Delegates to GenericToSharedAsyncTileCopier, which issues NVIDIA cp.async instructions (falling back to synchronous loads/stores on AMD and Apple GPUs). The copy is asynchronous: callers must commit it via async_copy_commit_group() and synchronize via async_copy_wait_all() or async_copy_wait_group() before reading the destination tile.

Unlike the legacy free function, whose swizzle: Bool auto-derived an ldmatrix swizzle, this wrapper takes an Optional[Swizzle] directly and does not replicate that auto-derivation; pass an explicit swizzle (for example from make_swizzle[..., access_size=element_size]) when one is required.

Parameters:

thread_layout (Layout[thread_layout.shape_types, thread_layout.stride_types]): Layout describing how threads are organized over the copy.
swizzle (Optional[Swizzle]): Optional swizzle applied to the shared-memory destination for bank-conflict mitigation. None produces a straight copy. Subsequent readers of the tile must use the same swizzle.
masked (Bool): When True, performs per-vector bounds-checking; vectors past the bound issue zero-filling cp.async operations.
eviction_policy (CacheEviction): Cache eviction policy for the source data.
num_threads (Int): Total number of threads in the thread block.
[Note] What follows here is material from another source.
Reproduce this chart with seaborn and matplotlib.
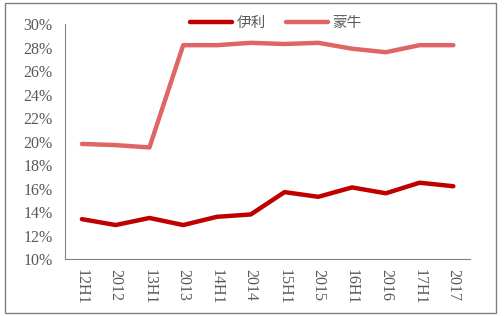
import matplotlib
matplotlib.use("Agg")
import matplotlib.pyplot as plt
import seaborn as sns
import pandas as pd
from matplotlib.patches import Rectangle

categories = ["12H1", "2012", "13H1", "2013", "14H1", "2014",
              "15H1", "2015", "16H1", "2016", "17H1", "2017"]
yili = [13.4, 12.9, 13.5, 12.9, 13.6, 13.8, 15.7, 15.3, 16.1, 15.6, 16.5, 16.2]
mengniu = [19.8, 19.7, 19.5, 28.2, 28.2, 28.4, 28.3, 28.4, 27.9, 27.6, 28.2, 28.2]
series_names = ["伊利", "蒙牛"]
yticks = [10, 12, 14, 16, 18, 20, 22, 24, 26, 28, 30]

sns.set_style("white")
plt.rcParams['font.family'] = ['Liberation Serif', 'Noto Sans CJK SC', 'DejaVu Sans']

df = pd.DataFrame({
    "pos": list(range(len(categories))) * 2,
    "value": yili + mengniu,
    "series": [series_names[0]] * len(yili) + [series_names[1]] * len(mengniu),
})

fig = plt.figure(figsize=(5.04, 3.16), dpi=100)
ax = fig.add_axes([0.129, 0.180, 0.804, 0.744])

palette = {"伊利": "#C00000", "蒙牛": "#E06666"}
sns.lineplot(data=df, x="pos", y="value", hue="series", palette=palette,
             linewidth=3.2, ax=ax, legend=True)

ax.set_xlim(-0.5, len(categories) - 0.5)
ax.set_ylim(10, 30)
ax.set_yticks(yticks)
ax.set_yticklabels([f"{t}%" for t in yticks])
ax.set_xticks(range(len(categories)))
ax.set_xticklabels(categories, rotation=-90)
ax.set_xticks([i - 0.5 for i in range(len(categories) + 1)], minor=True)
ax.tick_params(axis="x", which="major", length=0, pad=7, labelsize=11.5, colors="#595959")
ax.tick_params(axis="x", which="minor", length=4, width=0.8, color="#808080", direction="out")
ax.tick_params(axis="y", length=4, width=0.8, color="#808080", direction="out",
               labelsize=11.5, labelcolor="#595959", pad=5)
ax.set_xlabel("")
ax.set_ylabel("")
for s in ["top", "right"]:
    ax.spines[s].set_visible(False)
for s in ["left", "bottom"]:
    ax.spines[s].set_color("#808080")
    ax.spines[s].set_linewidth(0.8)

leg = ax.legend(loc="upper center", bbox_to_anchor=(0.52, 1.09), ncol=2, frameon=False,
                handlelength=2.9, columnspacing=1.4, handletextpad=0.3,
                prop={"family": ["Noto Sans CJK SC"], "size": 10.5, "weight": "light"})
for t in leg.get_texts():
    t.set_color("#595959")
for l in leg.get_lines():
    l.set_linewidth(3.2)

fig.patches.append(Rectangle((5 / 504, 3 / 316), 491 / 504, 310 / 316,
                             transform=fig.transFigure, fill=False,
                             edgecolor="#808080", linewidth=1.0))

fig.savefig("out.png", dpi=100)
Threads beyond thread_layout.size() do not participate.
thread_scope (ThreadScope): Scope at which thread operations are performed.
element_size (Int): Number of scalar elements per logical element; inferred from the source and destination tiles.

Args:

dst (TileTensor[address_space=AddressSpace.SHARED, linear_idx_type=dst.linear_idx_type, element_size=element_size]): Destination tile in shared memory.
src (TileTensor[linear_idx_type=src.linear_idx_type, element_size=element_size]): Source tile in generic memory.
src_num_valid_rows (OptionalReg[Int]): Explicit valid-row count for the masked bound. When None (default) the bound is derived from src.dim[0]() (byte-identical to legacy). When provided it overrides src.dim[0]() so a src with a static row dim (e.g. a TileTensor.tile sub-view) can still drive a correct partial-tile zero-fill. Only consulted when masked is True.